Work had always gotten in the way before, but not this time. A change in workplace policy freed up the time we needed to drive to Winston-Salem for the Christmas Eve service in the rather unique 12-sided English Gothic sanctuary at Christ Moravian Church on Academy Street.
There is magic that happens here. At least, it happens for me.
|Lifting the light...|
Immediately after Kim and I find a place to sit, a Moravian brass band trumpets out familiar Christmas carols, unseen from a back room. Meanwhile, I take in the sanctuary that is trimmed in greenery, a huge 110-point Moravian star glowing from a 20-foot ceiling. And now I am whisked away to a time when I was the son of a Moravian minister, with Dad conducting his own candlelight services.

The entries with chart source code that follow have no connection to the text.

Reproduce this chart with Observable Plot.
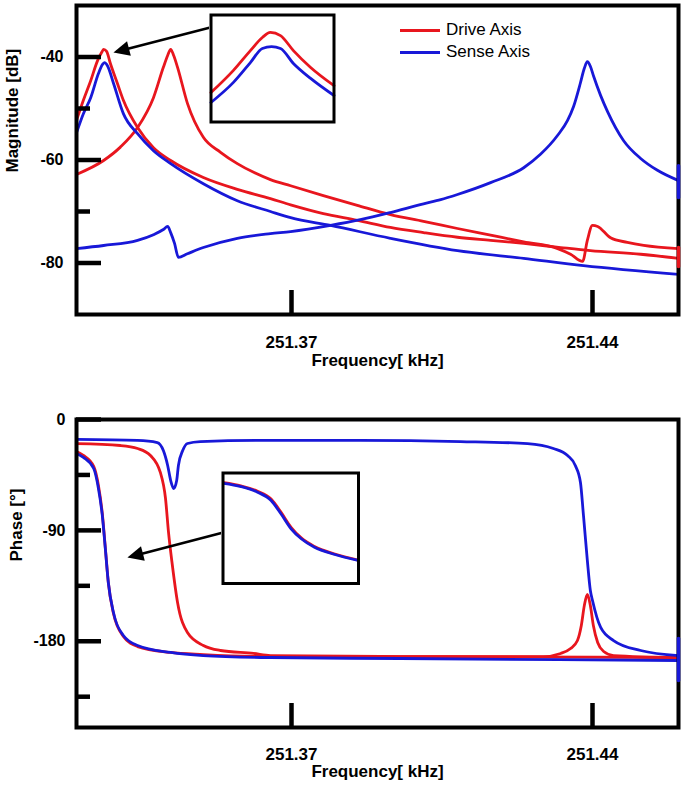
<!DOCTYPE html>
<html><head><meta charset="utf-8">
<script src="https://cdn.jsdelivr.net/npm/d3@7"></script>
<script src="https://cdn.jsdelivr.net/npm/@observablehq/plot@0.6"></script>
<style>
html,body{margin:0;padding:0;background:#fff;}
body{width:685px;height:792px;overflow:hidden;font-family:"Liberation Sans",Arial,Helvetica,sans-serif;}
.panel{position:relative;width:685px;}
.panel svg{display:block;}
.inset{position:absolute;}
.legend{position:absolute;left:400px;top:19px;font-size:17px;color:#000;line-height:22px;}
.legend .row{display:flex;align-items:center;height:22px;}
.legend .sw{width:40px;height:3px;margin-right:6px;}
</style></head><body>
<div id="top" class="panel"></div>
<div id="bottom" class="panel"></div>
<script>
// ---------------- data ----------------
const xDomain = [251.32, 251.46];
const magDomain = [-90, -30];
const phaseDomain = [-250, 0];
const xTicks = [251.37, 251.44];
const magMajor = [-80, -60, -40];
const magMinor = [-70, -50];
const phaseMajor = [-180, -90, 0];
const phaseMinor = [-225, -135, -45];
const seriesNames = ["Drive Axis", "Sense Axis"];

// magnitude [kHz, dB]
const magDriveMatched = [[251.3200,-52.3],[251.3216,-48.4],[251.3233,-44.6],[251.3249,-40.7],[251.3260,-38.9],[251.3263,-38.5],[251.3270,-38.9],[251.3279,-41.3],[251.3295,-45.1],[251.3309,-48.4],[251.3342,-53.7],[251.3379,-57.6],[251.3419,-60.1],[251.3495,-63.4],[251.3574,-65.7],[251.3651,-67.5],[251.3698,-68.7],[251.3774,-70.4],[251.3853,-71.7],[251.3930,-73.1],[251.4007,-74.1],[251.4086,-75.0],[251.4163,-75.6],[251.4240,-76.2],[251.4326,-77.0],[251.4395,-77.6],[251.4512,-78.3],[251.4600,-79.1]];
const magSenseMatched = [[251.3200,-54.7],[251.3216,-51.0],[251.3233,-47.9],[251.3251,-43.2],[251.3260,-41.5],[251.3265,-41.1],[251.3272,-41.7],[251.3286,-45.1],[251.3309,-51.0],[251.3342,-54.9],[251.3379,-58.2],[251.3419,-60.7],[251.3495,-64.6],[251.3574,-67.9],[251.3651,-70.0],[251.3698,-71.2],[251.3791,-72.7],[251.3930,-75.2],[251.4086,-77.6],[251.4240,-79.1],[251.4379,-80.5],[251.4600,-82.2]];
const magDriveSplit = [[251.3200,-62.8],[251.3263,-60.1],[251.3302,-57.5],[251.3342,-53.7],[251.3379,-47.9],[251.3402,-42.0],[251.3412,-39.7],[251.3419,-38.5],[251.3426,-39.7],[251.3435,-42.0],[251.3458,-49.0],[251.3495,-55.6],[251.3535,-58.5],[251.3574,-60.7],[251.3612,-62.4],[251.3651,-63.8],[251.3698,-65.0],[251.3774,-66.9],[251.3853,-68.8],[251.3930,-70.6],[251.4007,-71.9],[251.4086,-73.3],[251.4163,-74.6],[251.4240,-75.9],[251.4319,-77.2],[251.4349,-78.3],[251.4377,-79.7],[251.4388,-75.6],[251.4400,-72.7],[251.4412,-72.9],[251.4442,-75.1],[251.4481,-76.0],[251.4519,-76.6],[251.4600,-77.2]];
const magSenseSplit = [[251.3200,-77.2],[251.3263,-76.6],[251.3342,-75.6],[251.3379,-74.5],[251.3402,-73.5],[251.3412,-72.9],[251.3419,-74.1],[251.3428,-76.2],[251.3437,-78.9],[251.3458,-78.2],[251.3495,-77.0],[251.3574,-75.2],[251.3651,-74.3],[251.3698,-73.9],[251.3791,-72.7],[251.3860,-71.6],[251.3930,-70.2],[251.4007,-68.5],[251.4047,-67.7],[251.4086,-66.7],[251.4163,-64.4],[251.4240,-61.5],[251.4279,-58.9],[251.4319,-55.2],[251.4342,-52.3],[251.4356,-49.6],[251.4372,-45.0],[251.4381,-42.2],[251.4388,-40.9],[251.4395,-41.8],[251.4402,-43.6],[251.4419,-47.5],[251.4435,-50.6],[251.4472,-56.2],[251.4512,-59.7],[251.4551,-62.0],[251.4600,-64.0]];
// scatter of the last samples at the right edge
const magSenseEdge = [[251.46,-61.1],[251.46,-67.3]];
const magDriveEdge = [[251.46,-77.0],[251.46,-80.7]];

// phase [kHz, deg]
const phaseDriveSplit = [[251.3200,-19.5],[251.3302,-21.1],[251.3342,-23.5],[251.3372,-29.2],[251.3395,-43.0],[251.3407,-64.1],[251.3414,-91.7],[251.3423,-118.5],[251.3435,-148.5],[251.3458,-172.9],[251.3495,-183.4],[251.3535,-187.5],[251.3612,-189.9],[251.3651,-191.6],[251.3953,-192.4],[251.4286,-192.4],[251.4326,-189.9],[251.4349,-185.9],[251.4365,-179.4],[251.4374,-167.2],[251.4381,-151.0],[251.4388,-142.0],[251.4395,-151.0],[251.4402,-167.2],[251.4412,-181.0],[251.4426,-188.3],[251.4449,-191.6],[251.4600,-193.2]];
const phaseSenseSplit = [[251.3200,-16.2],[251.3342,-17.0],[251.3388,-18.7],[251.3402,-25.2],[251.3412,-37.3],[251.3419,-49.5],[251.3426,-56.0],[251.3433,-49.5],[251.3437,-37.3],[251.3447,-25.2],[251.3458,-19.5],[251.3488,-17.9],[251.3628,-17.0],[251.3860,-17.0],[251.4093,-17.9],[251.4249,-19.5],[251.4309,-23.5],[251.4342,-29.2],[251.4360,-37.3],[251.4372,-51.1],[251.4379,-77.9],[251.4388,-114.4],[251.4395,-138.8],[251.4400,-146.9],[251.4419,-168.8],[251.4449,-179.4],[251.4512,-187.5],[251.4600,-191.6]];
const phaseDriveMatched = [[251.3200,-26.0],[251.3216,-29.2],[251.3240,-38.1],[251.3251,-53.6],[251.3260,-76.3],[251.3267,-103.9],[251.3274,-132.3],[251.3286,-157.5],[251.3309,-176.1],[251.3342,-184.3],[251.3419,-189.1],[251.3495,-190.8],[251.3651,-192.4],[251.3953,-192.4],[251.4600,-193.2]];
const phaseSenseMatched = [[251.3200,-27.6],[251.3216,-30.8],[251.3240,-39.8],[251.3251,-56.0],[251.3260,-77.9],[251.3267,-104.7],[251.3274,-132.3],[251.3286,-156.7],[251.3309,-175.3],[251.3342,-183.4],[251.3419,-189.1],[251.3495,-191.6],[251.3651,-193.2],[251.3953,-194.0],[251.4600,-195.6]];
const phaseSenseEdge = [[251.46,-177.8],[251.46,-211.9]];

// insets (magnified views)
const insetMagX = [251.3245, 251.3285];
const insetMagY = [-41.5, -37.5];
const insetMagDrive = [[251.3245,-40.40],[251.32523,-39.57],[251.32578,-38.83],[251.32617,-38.34],[251.32643,-38.15],[251.32676,-38.27],[251.32718,-38.83],[251.32774,-39.46],[251.3285,-40.14]];
const insetMagSense = [[251.3245,-40.77],[251.32523,-40.02],[251.32578,-39.28],[251.32617,-38.75],[251.32647,-38.68],[251.32676,-38.75],[251.32718,-39.31],[251.32774,-39.87],[251.3285,-40.51]];
const insetPhaseX = [251.325, 251.329];
const insetPhaseY = [-170, -50];
const insetPhaseDrive = [[251.32502,-60.5],[251.32553,-64.0],[251.32602,-69.8],[251.32642,-78.3],[251.32671,-92.5],[251.32701,-109.0],[251.32731,-120.5],[251.3277,-129.8],[251.3283,-138.0],[251.32899,-144.6]];
const insetPhaseSense = [[251.32502,-61.2],[251.32553,-64.7],[251.32602,-70.8],[251.32642,-79.9],[251.32671,-94.3],[251.32701,-110.6],[251.32731,-121.4],[251.3277,-130.6],[251.3283,-138.5],[251.32899,-145.0]];

// annotation arrows (from inset box to the magnified peak)
const magArrow = {x1: 251.35111, y1: -34.27, x2: 251.32859, y2: -39.13};
const phaseArrow = {x1: 251.35413, y1: -91.7, x2: 251.33184, y2: -112.0};

// ---------------- drawing ----------------
const W = 685, ML = 76, MR = 7;
const innerW = W - ML - MR;
const RED = "#e8161e", BLUE = "#1818d8";
const FONT = '"Liberation Sans", Arial, Helvetica, sans-serif';
const LW = 2.8;

const headSymbol = {draw(ctx) { ctx.moveTo(0, 0); ctx.lineTo(-7.5, 16); ctx.lineTo(7.5, 16); ctx.closePath(); }};

function arrowMarks(a, sx, sy) {
  const x1 = sx.apply(a.x1), y1 = sy.apply(a.y1), x2 = sx.apply(a.x2), y2 = sy.apply(a.y2);
  const dxs = x2 - x1, dys = y2 - y1, len = Math.hypot(dxs, dys);
  const angle = Math.atan2(dxs, -dys) * 180 / Math.PI;
  const t = 1 - 12 / len;
  const ex = sx.invert(x1 + dxs * t), ey = sy.invert(y1 + dys * t);
  return [
    Plot.link([a], {x1: "x1", y1: "y1", x2: () => ex, y2: () => ey, stroke: "#000", strokeWidth: 2.6}),
    Plot.dot([a], {x: "x2", y: "y2", symbol: headSymbol, r: 8, fill: "#000", stroke: "none", rotate: angle})
  ];
}

const line = (data, color, sw = LW) => Plot.line(data, {x: d => d[0], y: d => d[1], stroke: color, strokeWidth: sw, curve: "monotone-x"});
const edge = (data, color) => Plot.line(data, {x: d => d[0], y: d => d[1], stroke: color, strokeWidth: 3.5});
const boldText = {fontSize: 17, fontWeight: "bold", fill: "#000"};

function panel({height, mt, mb, yDomain, major, minor, series, edges, arrow, ylabel, ylabelDx, ylabelDy, tickPad, xLabDy, titleDy, yFont}) {
  const innerH = height - mt - mb;
  const sx = Plot.scale({x: {domain: xDomain, range: [ML, W - MR]}});
  const sy = Plot.scale({y: {domain: yDomain, range: [height - mb, mt]}});
  return Plot.plot({
    width: W, height, marginLeft: ML, marginRight: MR, marginTop: mt, marginBottom: mb,
    x: {domain: xDomain, axis: null},
    y: {domain: yDomain, axis: null},
    style: {fontFamily: FONT, background: "#fff", overflow: "visible"},
    marks: [
      ...series.map(([d, c]) => line(d, c)),
      Plot.frame({stroke: "#000", strokeWidth: 4}),
      ...edges.map(([d, c]) => edge(d, c)),
      Plot.ruleX(xTicks, {x: d => d, insetTop: innerH - 24, stroke: "#000", strokeWidth: 4.5}),
      Plot.ruleY(major, {y: d => d, insetRight: innerW - 25, stroke: "#000", strokeWidth: 4.5}),
      Plot.ruleY(minor, {y: d => d, insetRight: innerW - 14, stroke: "#000", strokeWidth: 4.5}),
      Plot.text(xTicks, {x: d => d, frameAnchor: "bottom", dy: xLabDy, text: d => d.toFixed(2), ...boldText}),
      Plot.text(major, {y: d => d, frameAnchor: "left", dx: -tickPad, textAnchor: "end", text: d => String(d), ...boldText, fontSize: yFont}),
      Plot.text(["Frequency[ kHz]"], {frameAnchor: "bottom", dy: titleDy, text: d => d, ...boldText}),
      Plot.text([ylabel], {frameAnchor: "left", dx: ylabelDx, dy: ylabelDy, rotate: -90, text: d => d, ...boldText}),
      ...arrowMarks(arrow, sx, sy)
    ]
  });
}

function inset(xd, yd, series, w, h) {
  return Plot.plot({
    width: w, height: h, margin: 1.5,
    x: {domain: xd, axis: null}, y: {domain: yd, axis: null},
    style: {background: "#fff", overflow: "visible"},
    marks: [...series.map(([d, c]) => line(d, c)), Plot.frame({stroke: "#000", strokeWidth: 3})]
  });
}

// top panel
const topDiv = document.getElementById("top");
topDiv.append(panel({
  height: 395, mt: 5, mb: 81, yDomain: magDomain, major: magMajor, minor: magMinor,
  series: [[magDriveMatched, RED], [magDriveSplit, RED], [magSenseMatched, BLUE], [magSenseSplit, BLUE]],
  edges: [[magSenseEdge, BLUE], [magDriveEdge, RED]],
  arrow: magArrow, ylabel: "Magnitude [dB]", ylabelDx: -63.5, ylabelDy: 12.5, tickPad: 13, xLabDy: 33, titleDy: 51.5, yFont: 16
}));
const in1 = inset(insetMagX, insetMagY, [[insetMagDrive, RED], [insetMagSense, BLUE]], 126, 110);
in1.classList.add("inset"); in1.style.left = "209px"; in1.style.top = "13px";
topDiv.append(in1);
const legend = document.createElement("div");
legend.className = "legend";
legend.innerHTML = seriesNames.map((n, i) => `<div class="row"><span class="sw" style="background:${i ? BLUE : RED}"></span><span>${n}</span></div>`).join("");
topDiv.append(legend);

// bottom panel
const botDiv = document.getElementById("bottom");
botDiv.append(panel({
  height: 397, mt: 24, mb: 65, yDomain: phaseDomain, major: phaseMajor, minor: phaseMinor,
  series: [[phaseDriveMatched, RED], [phaseDriveSplit, RED], [phaseSenseMatched, BLUE], [phaseSenseSplit, BLUE]],
  edges: [[phaseSenseEdge, BLUE]],
  arrow: phaseArrow, ylabel: "Phase [°]", ylabelDx: -60, ylabelDy: -12, tickPad: 11, xLabDy: 32, titleDy: 49, yFont: 16
}));
const in2 = inset(insetPhaseX, insetPhaseY, [[insetPhaseDrive, RED], [insetPhaseSense, BLUE]], 138.5, 113.5);
in2.classList.add("inset"); in2.style.left = "220.5px"; in2.style.top = "76px";
botDiv.append(in2);
</script></body></html>
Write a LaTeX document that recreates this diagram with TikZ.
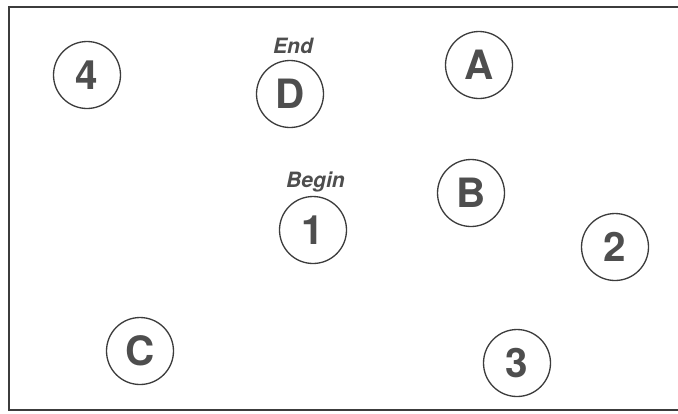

It begins. From the balcony, a handbell choir chimes out "Mary, Did You Know?" Soon after, the lovefeast rolls and coffee are served.
History is everywhere here. The first Moravian lovefeast was held in 1727. The first candlelight service a little later in 1747. I suspect not much has changed in the service since then. One of the highlights is the singing of "Morning Star," usually a solo sung by a teen or pre-teen with responsive verses answered by the congregation.
And now the beeswax candles arrive. The house lights dim, but the star above us glows brightly. I take a candle and hand it to Kim. I take my own candle from the diener, light it, and pass the flame to my wife, who seems to be tearing up. It's hard for me to tell because my own eyes are somewhat liquid right now.
Then, as one, the congregation lifts its light to the ceiling. I am rejuvenated.